① Evidence-Based Nursing* ② Team-Based Learning ③ Professionalism
・EBN実習Ⅰは、地域の病院や施設において、授業で学んだ「看護・人間・健康・環境」の理解を深めます。同時に、看護職の機能や役割、ふさわしい態度について実際に学びます。
・EBN実習Ⅱは、 実際の患者様を担当し、看護職になりきって(like a nurse)EBNを実践することを目指します。その実践中に、自らに沸き起こる「感覚」を重視し、専門職としての「五感」を磨いていきます。

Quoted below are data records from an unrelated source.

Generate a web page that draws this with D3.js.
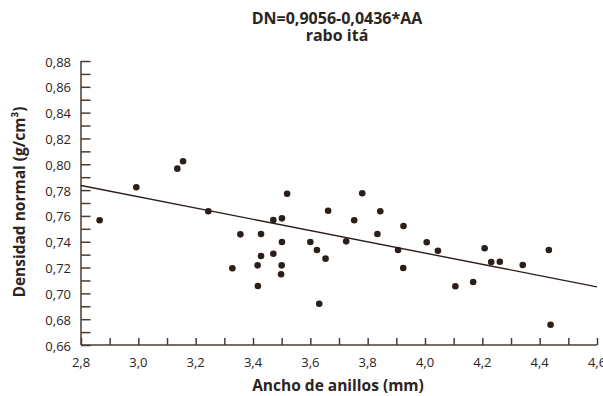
<!DOCTYPE html>
<html><head><meta charset="utf-8">
<script src="https://cdn.jsdelivr.net/npm/d3@7"></script>
<style>body{margin:0;background:#fff}svg{display:block}text{font-family:"Open Sans",sans-serif;fill:#2b2421}</style>
</head><body><svg id="c" width="603" height="396"></svg>
<script>
const titleLines = ["DN=0,9056-0,0436*AA", "rabo itá"];
const xLabel = "Ancho de anillos (mm)";
const yLabel = "Densidad normal (g/cm³)";
const anchoAnillos = [2.865,2.993,3.136,3.156,3.244,3.356,3.328,
 3.519,3.781,3.662,3.844,3.471,3.501,3.753,3.925,3.428,3.834,3.501,3.600,3.725,4.006,3.623,3.906,3.471,3.428,3.653,3.416,3.500,3.924,3.498,3.417,3.631,
 4.045,4.106,4.168,4.208,4.231,4.261,4.341,4.432,4.438];
const densidad = [0.7566,0.7822,0.7966,0.8023,0.7636,0.7457,0.7194,
 0.7772,0.7775,0.7640,0.7636,0.7568,0.7581,0.7566,0.7522,0.7460,0.7460,0.7398,0.7398,0.7403,0.7396,0.7336,0.7336,0.7307,0.7289,0.7269,0.7217,0.7217,0.7197,0.7148,0.7057,0.6920,
 0.7330,0.7055,0.7088,0.7349,0.7243,0.7245,0.7220,0.7336,0.6757];
const intercept = 0.9056, slope = -0.0436;
const xDomain = [2.8, 4.6], yDomain = [0.66, 0.88];
const xTickLabels = [2.8,3.0,3.2,3.4,3.6,3.8,4.0,4.2,4.4,4.6];
const yTickLabels = [0.66,0.68,0.70,0.72,0.74,0.76,0.78,0.80,0.82,0.84,0.86,0.88];

const svg = d3.select("#c");
const L = 81, R = 597, T = 61, B = 345;
const x = d3.scaleLinear().domain(xDomain).range([L, R]);
const y = d3.scaleLinear().domain(yDomain).range([B, T]);
const axisCol = "#4a3d35", ink = "#2b1f1a";
const fmt = d => d3.format(".2f")(d).replace(".", ",");
const fmt1 = d => d3.format(".1f")(d).replace(".", ",");

// minor ticks
const xMinor = d3.range(0, 19).map(i => 2.8 + i * 0.1);
const yMinor = d3.range(0, 23).map(i => 0.66 + i * 0.01);
const gx = svg.append("g").attr("transform", `translate(0,${B})`)
  .call(d3.axisBottom(x).tickValues(xMinor).tickSize(-7).tickFormat(""));
const gy = svg.append("g").attr("transform", `translate(${L},0)`)
  .call(d3.axisLeft(y).tickValues(yMinor).tickSize(-9.5).tickFormat(""));
[gx, gy].forEach(g => { g.selectAll("path,line").attr("stroke", axisCol).attr("stroke-width", 1.5); });
gx.select(".domain").attr("d", `M${L},0H${R}`);
gy.select(".domain").attr("d", `M0,${T}V${B}`);

// labels
svg.append("g").selectAll("text").data(xTickLabels).join("text")
  .attr("x", d => x(d)).attr("y", B + 22).attr("text-anchor", "middle")
  .attr("font-size", 13).text(fmt1);
svg.append("g").selectAll("text").data(yTickLabels).join("text")
  .attr("x", L - 10).attr("y", d => y(d) + 5.5).attr("text-anchor", "end")
  .attr("font-size", 13).text(fmt);

// regression line
svg.append("line")
  .attr("x1", x(xDomain[0])).attr("y1", y(intercept + slope * xDomain[0]))
  .attr("x2", x(xDomain[1])).attr("y2", y(intercept + slope * xDomain[1]))
  .attr("stroke", ink).attr("stroke-width", 1.4);

// points
svg.append("g").selectAll("circle").data(anchoAnillos.map((a, i) => [a, densidad[i]])).join("circle")
  .attr("cx", d => x(d[0])).attr("cy", d => y(d[1])).attr("r", 3.3).attr("fill", ink);

// titles
svg.append("text").attr("x", 337).attr("y", 24).attr("text-anchor", "middle")
  .attr("font-size", 16).attr("font-weight", 700).text(titleLines[0]);
svg.append("text").attr("x", 337).attr("y", 40.5).attr("text-anchor", "middle")
  .attr("font-size", 16).attr("font-weight", 700).text(titleLines[1]);
svg.append("text").attr("x", 338).attr("y", 391).attr("text-anchor", "middle")
  .attr("font-size", 15.5).attr("font-weight", 700).text(xLabel);
svg.append("text").attr("transform", "translate(25,202) rotate(-90)").attr("text-anchor", "middle")
  .attr("font-size", 15.5).attr("font-weight", 700).text(yLabel);
</script></body></html>
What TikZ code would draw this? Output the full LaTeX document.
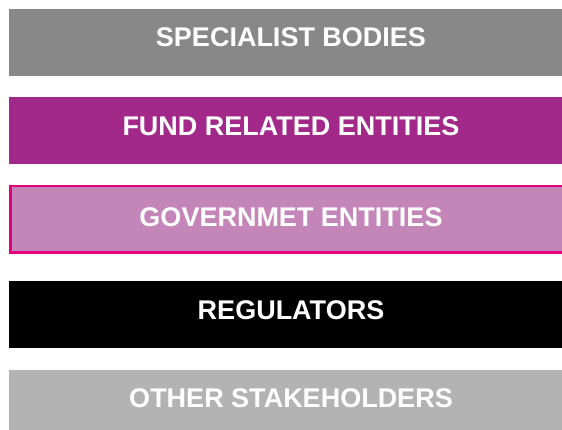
\documentclass[tikz,border=0pt]{standalone}
\usepackage{fontspec}
\setmainfont{Liberation Sans}
\definecolor{cGray}{HTML}{888888}
\definecolor{cPurple}{HTML}{A2288A}
\definecolor{cPink}{HTML}{C485B9}
\definecolor{cMagenta}{HTML}{E5007E}
\definecolor{cLight}{HTML}{B3B3B3}
\tikzset{
  bar/.style={inner sep=0pt, outer sep=0pt},
  lbl/.style={text=white, font=\fontsize{27}{30}\selectfont\bfseries, inner sep=0pt}
}
\begin{document}
\begin{tikzpicture}[x=1pt,y=-1pt]
\useasboundingbox (0,0) rectangle (562,430);
\fill[white] (0,0) rectangle (562,430);
% bars
\fill[cGray] (9,9) rectangle (575,76);
\node[lbl] (t1) at (291,37) {SPECIALIST BODIES};
\fill[cPurple] (9,97) rectangle (575,164);
\node[lbl] (t2) at (291,126) {FUND RELATED ENTITIES};
\filldraw[fill=cPink, draw=cMagenta, line width=2.5pt] (10.25,186.25) rectangle (575,252.75);
\node[lbl] (t3) at (291,217) {GOVERNMET ENTITIES};
\fill[black] (9,281) rectangle (575,348);
\node[lbl] (t4) at (291,310) {REGULATORS};
\fill[cLight] (9,370) rectangle (575,437);
\node[lbl] (t5) at (291,398) {OTHER STAKEHOLDERS};
\end{tikzpicture}
\end{document}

*Evidence-Based Nursing: 科学的根拠と専門知識に基づくだけでなく、患者に関心を向け、対話し、理解することで患者中心の看護を行うこと。

成人看護学実習

急性期にある成人、治療を受ける成人に必要な看護を理解し、看護過程を用いて対象の病状や経過に合った看護、対象の健康状態や生活に合った看護を実践する基本を学びます。

老年看護学実習

病院や施設で生活する高齢者とその家族を対象に、健康課題をもつ高齢者のライフヒストリー(生活史)や強みに焦点をあて、その人らしい生活を支えるための看護を学びます。

精神看護学実習

心をケアするという精神看護の特性を理解し、適切に看護を展開するための知識、技術、態度を習得します。治療的コミュニケーションの技法や薬物療法について理解を深め、精神疾患を持つ方への看護援助の実際を学びます。

小児看護学実習

子どもと家族の特性を理解し、子どもの成長発達および健康レベルに応じた小児看護の実践に必要な基礎的能力を養います。また、子どもが医療およびケアを受けているそれぞれの場で、子ども・家族・支援者とかかわりながら、支援できる力を養います。

母性看護学実習

周産期母子の看護ケアの特殊性を理解し、適切に看護を展開するために必要な知識・技術・態度を学びます。妊娠・分娩・産褥・育児期にある母子への看護とともに、時代を育む家族機能と支援について学びます。

在宅看護学実習

在宅療養者及びその家族の生活の質を高め、対象の自立支援を目指した在宅看護について訪問看護の実践を通して学びます。また、訪問看護ステーションを拠点に、保健・医療・福祉の関係機関・関係職種との効果的な連携のあり方を学びます。

地域看護学実習

市町村保健センター・保健所・小中学校等での実習を通して、地域の人々への健康支援を学びます。生活環境と健康との関係をアセスメントして、地域における人々のよりよい生活や健康を向上するための活動方法を学びます。

看護総合実習

看護の知識と技術を総合的に応用し、保健医療福祉チームの一員として、状況に即した看護実践の方法を学びます。学びの集大成として、各自の看護観や関心に基づいて実習目標や実習計画を立て、学生が主体的に取り組みます。